[Martin Taylor 960215 13:30]
Rick Marken (960214.0845) to Hans Blom
in all cases, the
particle will still try to climb the gradient, in addition to being subject
to some externally applied force/disturbance.Try it. I think you will see that continuous temporal variations in the
applied force/disturbance will be completely effective, resulting in
proportional continuous temporal variations in partical position that are
highly correlated with variations in the disturbance. The position of a
Brownian particle will clearly and unambiguously fail the Test for the
Controlled Variable.
Then so will any true control system, for which:
p = d/(1+G) + rG/(1+G)
for constant r, p varies exactly proportionately (even better than "highly
correlated") with variations in the disturbance, apart from effects of
loop delay.
The fact that you were able to pick up the particle and put it somewhere else
suggests that the particle is not controlling its position;
I take it that your children never wanted to get to some place you _really_
didn't want them to be. You never picked them up when they were crawling
or toddling around? I certainly did with mine, and when they were put down
they often tried to go right back where they came from. I do think they
were controlling their position. But, as you say, the Test proved that they
weren't. My mistake.
Why do you stress _continuous_ disturbance so much?
Because what matters in control is the nearly simultanenous compensation for
disturbance by system output. You and Martin keep taking about disturbances
that come and go, and you look at what happens to the putative controlled
variable after the disturbance has gone.
Nonsense.
A control system works continuously. How to determine its parameters depends
on which parameters you want to observe. If you are most interested in loop
delay you will want to use a disturbance that changes sharply. If you are
interested in low-frequency gain, you will use a slowly changing disturbance.

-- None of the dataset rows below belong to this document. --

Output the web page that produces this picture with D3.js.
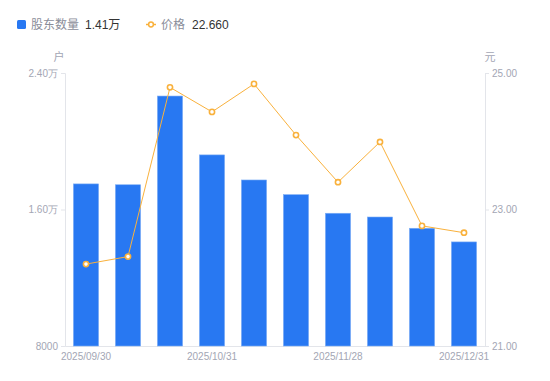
<!DOCTYPE html>
<html>
<head>
<meta charset="utf-8">
<script src="https://cdn.jsdelivr.net/npm/d3@7"></script>
<style>
  body { margin: 0; background: #fff; }
  svg { display: block; font-family: "Liberation Sans", "Noto Sans CJK SC", sans-serif; }
</style>
</head>
<body>
<svg id="chart"></svg>
<script>
// 数据
const dates = ['2025/09/30', '2025/10/10', '2025/10/20', '2025/10/31', '2025/11/10',
               '2025/11/20', '2025/11/28', '2025/12/10', '2025/12/19', '2025/12/31']
const holders = [17500, 17450, 22650, 19200, 17730, 16870, 15780, 15560, 14900, 14100]
const prices = [22.20, 22.31, 24.79, 24.43, 24.84, 24.09, 23.40, 23.99, 22.76, 22.66]
const holderTicks = [8000, 16000, 24000]
const priceTicks = [21, 23, 25]
const xLabelDates = ['2025/09/30', '2025/10/31', '2025/11/28', '2025/12/31']

const width = 550
const height = 381
const margin = { top: 73, right: 65, bottom: 35, left: 65 }
const barColor = '#2878f2'
const lineColor = '#f9b13c'
const textColor = '#a3a6b4'
const axisColor = '#e3e5ea'

const svg = d3.select('#chart').attr('width', width).attr('height', height)

const x = d3.scaleBand()
    .domain(dates)
    .range([margin.left, width - margin.right])
    .paddingInner(0.4)
    .paddingOuter(0.2)

const yLeft = d3.scaleLinear()
    .domain([8000, 24000])
    .range([height - margin.bottom, margin.top])

const yRight = d3.scaleLinear()
    .domain([21, 25])
    .range([height - margin.bottom, margin.top])

const fmtHolder = v => v >= 10000 ? (v / 10000).toFixed(2) + '万' : String(v)

// 左轴
const leftAxis = svg.append('g')
    .attr('transform', `translate(${margin.left},0)`)
    .call(d3.axisLeft(yLeft).tickValues(holderTicks).tickFormat(fmtHolder).tickSize(4).tickPadding(3))
leftAxis.select('.domain').attr('stroke', axisColor)
leftAxis.selectAll('.tick line').attr('stroke', axisColor)
leftAxis.selectAll('text').attr('fill', textColor).attr('font-size', 10)

// 右轴
const rightAxis = svg.append('g')
    .attr('transform', `translate(${width - margin.right},0)`)
    .call(d3.axisRight(yRight).tickValues(priceTicks).tickFormat(d3.format('.2f')).tickSize(4).tickPadding(3))
rightAxis.select('.domain').attr('stroke', axisColor)
rightAxis.selectAll('.tick line').attr('stroke', axisColor)
rightAxis.selectAll('text').attr('fill', textColor).attr('font-size', 10)

// 底轴
const bottomAxis = svg.append('g')
    .attr('transform', `translate(0,${height - margin.bottom})`)
    .call(d3.axisBottom(x).tickValues(xLabelDates).tickSize(0).tickPadding(7))
bottomAxis.select('.domain').attr('stroke', axisColor)
bottomAxis.selectAll('text').attr('fill', textColor).attr('font-size', 10)

// 单位
svg.append('text').text('户')
    .attr('x', margin.left - 6).attr('y', 61)
    .attr('text-anchor', 'middle').attr('font-size', 11).attr('fill', textColor)
svg.append('text').text('元')
    .attr('x', width - margin.right + 5).attr('y', 61)
    .attr('text-anchor', 'middle').attr('font-size', 11).attr('fill', textColor)

// 柱
svg.append('g').selectAll('rect').data(dates).enter()
    .append('rect')
    .attr('x', d => x(d))
    .attr('y', (d, i) => yLeft(holders[i]))
    .attr('width', x.bandwidth())
    .attr('height', (d, i) => yLeft(8000) - yLeft(holders[i]))
    .attr('fill', barColor)
    .attr('stroke', '#7eaef5')
    .attr('stroke-width', 0.6)

// 价格线
const line = d3.line()
    .x(d => x(d) + x.bandwidth() / 2)
    .y((d, i) => yRight(prices[i]))
svg.append('path')
    .datum(dates)
    .attr('d', line)
    .attr('fill', 'none')
    .attr('stroke', lineColor)
    .attr('stroke-width', 1)

svg.append('g').selectAll('circle').data(dates).enter()
    .append('circle')
    .attr('cx', d => x(d) + x.bandwidth() / 2)
    .attr('cy', (d, i) => yRight(prices[i]))
    .attr('r', 2.6)
    .attr('fill', '#fff')
    .attr('stroke', lineColor)
    .attr('stroke-width', 1.6)

// 图例
const legend = svg.append('g').attr('font-size', 12)
legend.append('rect')
    .attr('x', 17).attr('y', 20).attr('width', 9).attr('height', 9).attr('rx', 1.5)
    .attr('fill', barColor)
legend.append('text').text('股东数量')
    .attr('x', 31).attr('y', 29).attr('fill', '#8a8d99')
legend.append('text').text(fmtHolder(holders[holders.length - 1]))
    .attr('x', 85).attr('y', 29).attr('fill', '#333')

legend.append('line')
    .attr('x1', 146).attr('x2', 156).attr('y1', 24.5).attr('y2', 24.5)
    .attr('stroke', lineColor).attr('stroke-width', 1.5)
legend.append('circle')
    .attr('cx', 151).attr('cy', 24.5).attr('r', 2.4)
    .attr('fill', '#fff').attr('stroke', lineColor).attr('stroke-width', 1.5)
legend.append('text').text('价格')
    .attr('x', 161).attr('y', 29).attr('fill', '#8a8d99')
legend.append('text').text(prices[prices.length - 1].toFixed(3))
    .attr('x', 192).attr('y', 29).attr('fill', '#333')
</script>
</body>
</html>
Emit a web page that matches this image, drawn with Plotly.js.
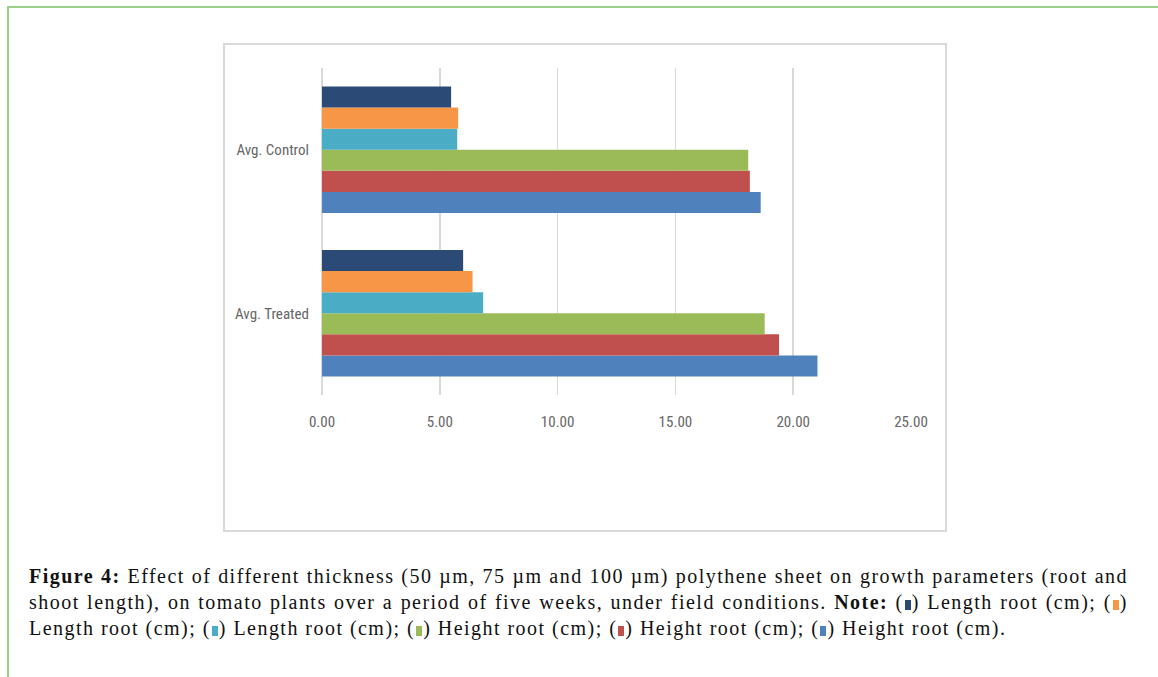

And in Hans's discussion of his example he proposed both abrupt and continuous
(e.g. magnetic, I seem to remember) disturbances. In my previous discussion
of the same example, I proposed several different ways to provide
continuously varying influences on the particle's position.
You really do prefer to argue against what you wished people had said, don't
you?
Note the apparent success of the
Santa Fe Institute -- dedicated (unintentionally, I presume) to the study of
superficial similarilties between equilibrium and living systems.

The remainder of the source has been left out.